Leonard Bernstein gave Sargent Shriver a classy birthday party at the Watergate last Friday night, with steak and lobster for 30 people and an informal musicale that went on until 7 a.m.

Everyone had such a good time that almost nobody noticed that none of the 30 people present was Sargent Shriver.

Lenny's friends suspect that maybe he has been crowding so much into the fun-filled hours he has spent in Washington during the past two weeks, that he might have forgotten to invite Shriver.

He has had a busy, busy time, and enjoyed it so much that he is looking for a house here.

Earlier on Friday, Bernstein chartered a plane out of National Airport and flew over to the Eastern Shore to go estate-hopping with close friend Washington stockbroker Bill Cook. They lunched with Jody du Pont on her yacht and Cook gave Lenny a cowboy hat banded with pheasant feathers to keep the sun out of his eyes.

The many-talented Bernstein even flew the plane back from the Chesapeake Bay outing. It was his second lesson, he told the pilot, who gave him the controls of the twin-engine Aero Commander. He didn't say when he'd taken the first.

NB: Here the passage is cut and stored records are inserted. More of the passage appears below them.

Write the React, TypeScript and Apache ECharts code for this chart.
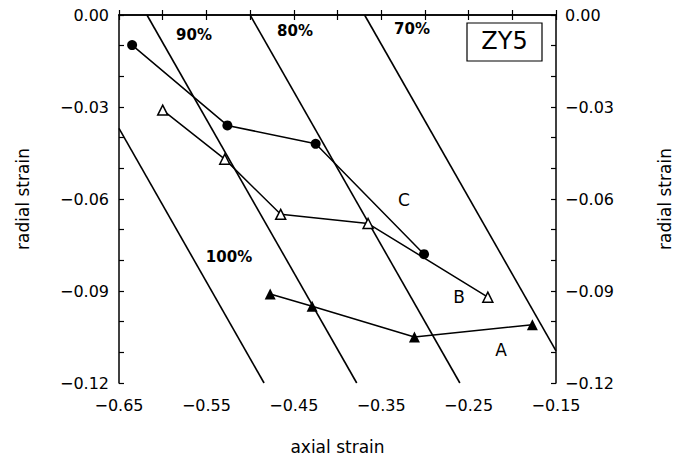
import React, { useEffect, useRef } from "react";
import * as echarts from "echarts";

// Series C (filled circles)
const cAxial = [-0.635, -0.526, -0.425, -0.301];
const cRadial = [-0.0098, -0.036, -0.042, -0.078];
// Series B (open triangles)
const bAxial = [-0.6, -0.529, -0.465, -0.365, -0.228];
const bRadial = [-0.031, -0.047, -0.065, -0.068, -0.092];
// Series A (filled triangles)
const aAxial = [-0.477, -0.429, -0.312, -0.177];
const aRadial = [-0.091, -0.095, -0.105, -0.101];
// Iso-percentage lines: endpoints [axial, radial]
const isoNames = ["100%", "90%", "80%", "70%"];
const isoStart = [[-0.65, -0.037], [-0.618, 0], [-0.5, 0], [-0.369, 0]];
const isoEnd = [[-0.484, -0.12], [-0.378, -0.12], [-0.26, -0.12], [-0.15, -0.1095]];

const xTicks = { min: -0.65, max: -0.15, step: 0.05 };
const yTicks = { min: -0.12, max: 0, step: 0.01 };

const FONT = "DejaVu Sans";

function fmt(v: number) {
  const s = Math.abs(v).toFixed(2);
  return v < -1e-9 ? "\u2212" + s : s;
}

export default function App() {
  const ref = useRef<HTMLDivElement>(null);
  useEffect(() => {
    document.body.style.margin = "0";
    document.body.style.overflow = "hidden";
    document.documentElement.style.overflow = "hidden";
    const chart = echarts.init(ref.current!, null, { renderer: "svg", width: 675, height: 457 });
    const pair = (xs: number[], ys: number[]) => xs.map((x, i) => [x, ys[i]]);
    const xLabel = (v: number) => {
      const k = Math.round(v * 100);
      return k % 10 === 0 ? "" : fmt(v);
    };
    const yLabel = (v: number) => {
      const k = Math.round(v * 100);
      return k % 3 === 0 ? fmt(v) : "";
    };
    const axisLine = { show: true, lineStyle: { color: "#000", width: 1.5 } };
    const axisTick = { show: true, inside: true, length: 5, lineStyle: { color: "#000", width: 1.2 } };
    const labelStyle = { color: "#000", fontFamily: FONT, fontSize: 16 };
    const nameStyle = { color: "#000", fontFamily: FONT, fontSize: 17 };
    const isoSeries = isoNames.map((n, i) => ({
      type: "line",
      name: n,
      data: [isoStart[i], isoEnd[i]],
      symbol: "none",
      silent: true,
      lineStyle: { color: "#000", width: 1.6 },
      xAxisIndex: 0,
      yAxisIndex: 0,
    }));
    const txt = (text: string, x: number, y: number, font: string) => ({
      type: "text",
      x,
      y,
      z: 10,
      style: { text, fill: "#000", font, align: "center", verticalAlign: "middle" },
    });
    const pctFont = `bold 15px "${FONT}"`;
    const letFont = `17px "${FONT}"`;
    chart.setOption({
      animation: false,
      backgroundColor: "#fff",
      grid: { left: 119, right: 119, top: 15, bottom: 74, containLabel: false, outerBoundsMode: "none" },
      xAxis: [
        {
          type: "value",
          position: "bottom",
          min: xTicks.min,
          max: xTicks.max,
          interval: xTicks.step,
          axisLine,
          axisTick,
          splitLine: { show: false },
          axisLabel: { ...labelStyle, formatter: xLabel, margin: 14 },
          name: "axial strain",
          nameLocation: "middle",
          nameGap: 55,
          nameTextStyle: nameStyle,
        },
        {
          type: "value",
          position: "top",
          min: xTicks.min,
          max: xTicks.max,
          interval: xTicks.step,
          axisLine,
          axisTick,
          splitLine: { show: false },
          axisLabel: { show: false },
        },
      ],
      yAxis: [
        {
          type: "value",
          position: "left",
          min: yTicks.min,
          max: yTicks.max,
          interval: yTicks.step,
          axisLine,
          axisTick,
          splitLine: { show: false },
          axisLabel: { ...labelStyle, formatter: yLabel, margin: 10 },
          name: "radial strain",
          nameLocation: "middle",
          nameGap: 88,
          nameTextStyle: nameStyle,
        },
        {
          type: "value",
          position: "right",
          min: yTicks.min,
          max: yTicks.max,
          interval: yTicks.step,
          axisLine,
          axisTick,
          splitLine: { show: false },
          axisLabel: { ...labelStyle, formatter: yLabel, margin: 9 },
          name: "radial strain",
          nameLocation: "middle",
          nameGap: 100,
          nameRotate: 90,
          nameTextStyle: nameStyle,
        },
      ],
      series: [
        ...isoSeries,
        {
          type: "line",
          name: "C",
          data: pair(cAxial, cRadial),
          symbol: "circle",
          symbolSize: 10,
          itemStyle: { color: "#000" },
          lineStyle: { color: "#000", width: 1.5 },
        },
        {
          type: "line",
          name: "B",
          data: pair(bAxial, bRadial),
          symbol: "triangle",
          symbolSize: 10,
          itemStyle: { color: "#fff", borderColor: "#000", borderWidth: 1.5 },
          lineStyle: { color: "#000", width: 1.5 },
          z: 3,
        },
        {
          type: "line",
          name: "A",
          data: pair(aAxial, aRadial),
          symbol: "triangle",
          symbolSize: 11,
          itemStyle: { color: "#000" },
          lineStyle: { color: "#000", width: 1.5 },
        },
      ],
      graphic: [
        txt("90%", 194, 35, pctFont),
        txt("80%", 295, 31, pctFont),
        txt("70%", 412, 29, pctFont),
        txt("100%", 229, 257, pctFont),
        txt("C", 404, 200, letFont),
        txt("B", 459, 297, letFont),
        txt("A", 501, 350, letFont),
        {
          type: "rect",
          x: 467,
          y: 23,
          z: 10,
          shape: { width: 75, height: 38 },
          style: { fill: "#fff", stroke: "#000", lineWidth: 1.2 },
        },
        { ...txt("ZY5", 504.5, 41, `24px "${FONT}"`), z: 11 },
      ],
    });
    return () => chart.dispose();
  }, []);
  return <div ref={ref} style={{ width: 675, height: 457 }} />;
}
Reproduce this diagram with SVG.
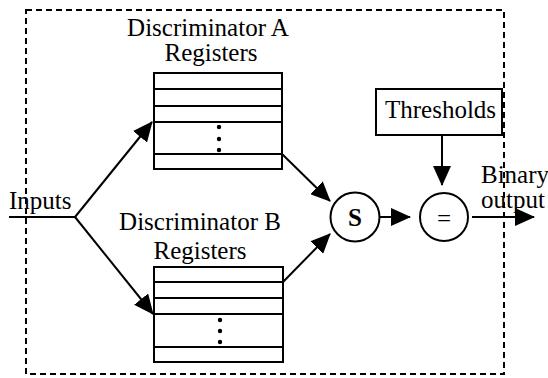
<svg xmlns="http://www.w3.org/2000/svg" width="548" height="378" viewBox="0 0 548 378">
<style>
.t{font-family:"Liberation Serif","Times New Roman",serif;font-size:25px;fill:#000}
.b{fill:#fff;stroke:#000;stroke-width:2}
.ln{stroke:#000;stroke-width:2;fill:none}
.c{stroke:#000;stroke-width:2;fill:none;marker-end:url(#ah)}
.dot{fill:#000}
</style>
<defs>
<marker id="ah" markerUnits="userSpaceOnUse" markerWidth="20" markerHeight="18" viewBox="0 0 20 18" refX="19" refY="9" orient="auto">
<path d="M0,0 L20,9 L0,18 z" fill="#000"/>
</marker>
</defs>
<rect x="26" y="10" width="478" height="364" fill="none" stroke="#000" stroke-width="2" stroke-dasharray="6,4"/>
<g id="regA">
<rect class="b" x="154" y="73" width="128" height="96"/>
<path class="ln" d="M154,89H282M154,106H282M154,122H282M154,154H282"/>
<circle class="dot" cx="219" cy="127" r="2.2"/><circle class="dot" cx="219" cy="139" r="2.2"/><circle class="dot" cx="219" cy="150" r="2.2"/>
<text class="t" x="208" y="36" text-anchor="middle">Discriminator A</text>
<text class="t" x="211" y="61" text-anchor="middle">Registers</text>
</g>
<g id="regB">
<rect class="b" x="154" y="267" width="129" height="95"/>
<path class="ln" d="M154,282H283M154,298H283M154,314H283M154,347H283"/>
<circle class="dot" cx="220" cy="320" r="2.2"/><circle class="dot" cx="220" cy="331" r="2.2"/><circle class="dot" cx="220" cy="342" r="2.2"/>
<text class="t" x="200" y="230" text-anchor="middle">Discriminator B</text>
<text class="t" x="200" y="259" text-anchor="middle">Registers</text>
</g>
<g id="inputs">
<text class="t" x="9" y="209">Inputs</text>
</g>
<g id="sum">
<circle class="b" cx="355" cy="217" r="24.5"/>
<text class="t" x="355" y="226" text-anchor="middle" font-weight="bold" font-size="26">S</text>
</g>
<g id="compare">
<circle class="b" cx="444" cy="217" r="24"/>
<text class="t" x="444" y="227" text-anchor="middle" font-size="30">=</text>
</g>
<g id="thresholds">
<rect class="b" x="376" y="89" width="126" height="46"/>
<text class="t" x="385" y="118">Thresholds</text>
</g>
<g id="output">
<text class="t" x="481" y="183" font-size="21">Binary</text>
<text class="t" x="481" y="208" font-size="21">output</text>
</g>
<g id="connectors">
<path class="ln" d="M9,217H75"/>
<path class="c" d="M75,217L152,122"/>
<path class="c" d="M75,217L153,314"/>
<path class="c" d="M282,154L330,201"/>
<path class="c" d="M283,282L330,234"/>
<path class="c" d="M380,217H410"/>
<path class="c" d="M442,135V185"/>
<path class="c" d="M472,217H534"/>
</g>
</svg>
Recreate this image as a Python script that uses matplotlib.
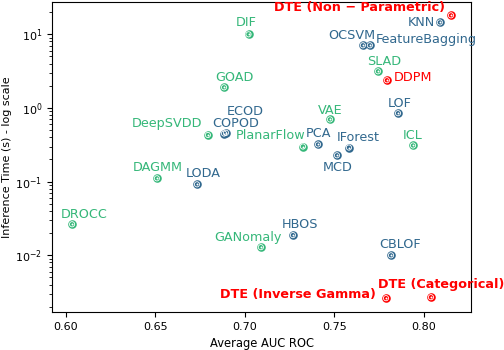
import matplotlib
matplotlib.use("Agg")
import matplotlib.pyplot as plt

names = ["DTE (Non − Parametric)", "KNN", "OCSVM", "FeatureBagging", "SLAD", "DDPM",
         "LOF", "ICL", "VAE", "PCA", "PlanarFlow", "IForest", "MCD", "DIF", "GOAD",
         "DeepSVDD", "ECOD", "COPOD", "DAGMM", "LODA", "DROCC", "GANomaly", "HBOS",
         "CBLOF", "DTE (Inverse Gamma)", "DTE (Categorical)"]
auc = [0.8151, 0.8089, 0.7659, 0.7698, 0.7743, 0.7793,
       0.7855, 0.7939, 0.7475, 0.7408, 0.7324, 0.7581, 0.7514, 0.702, 0.6883,
       0.6793, 0.6894, 0.6883, 0.6508, 0.6732, 0.6034, 0.7089, 0.7268,
       0.7816, 0.7788, 0.8039]
time = [18.1, 14.5, 7.1, 7.1, 3.15, 2.38,
        0.85, 0.31, 0.70, 0.32, 0.30, 0.29, 0.228, 10.0, 1.91,
        0.43, 0.46, 0.45, 0.111, 0.092, 0.0264, 0.0129, 0.0188,
        0.0100, 0.00262, 0.0027]
group = ["dte", "classic", "classic", "classic", "deep", "dte",
         "classic", "deep", "deep", "classic", "deep", "classic", "classic", "deep", "deep",
         "deep", "classic", "classic", "deep", "classic", "deep", "deep", "classic",
         "classic", "dte", "dte"]

colors = {"dte": "#ff0000", "classic": "#31688e", "deep": "#35b779"}

# label placement: (dx, dy) in pixels, horizontal alignment
place = {
    "DTE (Non − Parametric)": (-6, 8, "right"),
    "KNN": (-5, 0, "right"),
    "OCSVM": (12, 10, "right"),
    "FeatureBagging": (6, 6, "left"),
    "SLAD": (6, 10, "center"),
    "DDPM": (7, 3, "left"),
    "LOF": (2, 10, "center"),
    "ICL": (0, 10, "center"),
    "VAE": (0, 9, "center"),
    "PCA": (1, 11, "center"),
    "PlanarFlow": (2, 11, "right"),
    "IForest": (9, 10, "center"),
    "MCD": (1, -12, "center"),
    "DIF": (-2, 12, "center"),
    "GOAD": (10, 10, "center"),
    "DeepSVDD": (-6, 11, "right"),
    "ECOD": (19, 21, "center"),
    "COPOD": (12, 10, "center"),
    "DAGMM": (1, 11, "center"),
    "LODA": (6, 11, "center"),
    "DROCC": (12, 10, "center"),
    "GANomaly": (-13, 10, "center"),
    "HBOS": (7, 11, "center"),
    "CBLOF": (9, 11, "center"),
    "DTE (Inverse Gamma)": (-10, 4, "right"),
    "DTE (Categorical)": (10, 13, "center"),
}

fig = plt.figure(figsize=(5.04, 3.5), dpi=100)
ax = fig.add_axes([52/504, 1 - 312/350, (471-52)/504, (312-1.5)/350])

for n, x, y, g in zip(names, auc, time, group):
    c = colors[g]
    ax.scatter([x], [y], s=38, color=c, zorder=3, linewidths=0)
    ax.scatter([x], [y], s=14, facecolors="none", edgecolors="white", linewidths=0.6, zorder=4)
    ax.scatter([x], [y], s=2, color="white", linewidths=0, zorder=5)
    dx, dy, ha = place[n]
    bold = g == "dte" and n != "DDPM"
    ax.annotate(n, (x, y), xytext=(dx, dy), textcoords="offset pixels",
                ha=ha, va="center", color=c, fontsize=9.2,
                fontweight="bold" if bold else "normal", annotation_clip=False)

ax.set_yscale("log")
ax.set_xlim(0.5922, 0.8263)
ax.set_ylim(0.0017, 27.9)
ax.set_xticks([0.60, 0.65, 0.70, 0.75, 0.80])
ax.set_xticklabels(["0.60", "0.65", "0.70", "0.75", "0.80"])
ax.tick_params(labelsize=8)
ax.set_xlabel("Average AUC ROC", fontsize=8.3)
ax.set_ylabel("Inference Time (s) - log scale", fontsize=8, labelpad=2)

fig.savefig("out.png", dpi=100)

Cook arranged the Shriver party for Bernstein after they winged back here in time for Lenny to conduct the Vienna State Opera's performance of Beethoven's "Fidelio." The Watergate, in addition to sending the chief out to shop for special food, was very accommodating about moving a piano into the private dining room.

The party eventually adjourned upstaris to Bernstein's private apartment, which is terribly chic, except for little signs on the furniture in the drawing room which proclaim: "Please use ashtrays. This is an antique."

When Bernstein went to the Pisces Club after his first performance here last month, he left early when no one could find him a piano. He took everyone in his entourage back to Cook's Georgetown house, where he gave them a private concert that lasted until 4:30 a.m.

Neighbors who couldn't have been music lovers called the cops to complain about the noise. Instead of quieting the party, the two officers who answered the call sat down to listen.

Hamilton Jordan's buddy, John Golden, appears to be functioning as a kind of one-man vigilante committee to round up Carter administration defectors and try to bring them back if he can. When Nick Friendly left the SBA to run Sen. Edward M. (Ted) Kennedy's campaign in Oklahoma, Golden was on the phone as soon as the defection was known. He tried in vain to get Friendly to give him names of others who might be planning to leave soon. . . .

Suzannah Lessard turned down $2,000 from the Washingtonian magazine for her piece on Ted Kennedy's philandering and gave it to the proud-but-poor Washington Monthly . . . Out in Las Vegas, a public relations man for the MGM Grand Hotel is promoting Ol' Blue Eyes' hard-drinking friend, Dean Martin, as "Ol' Red Eyes."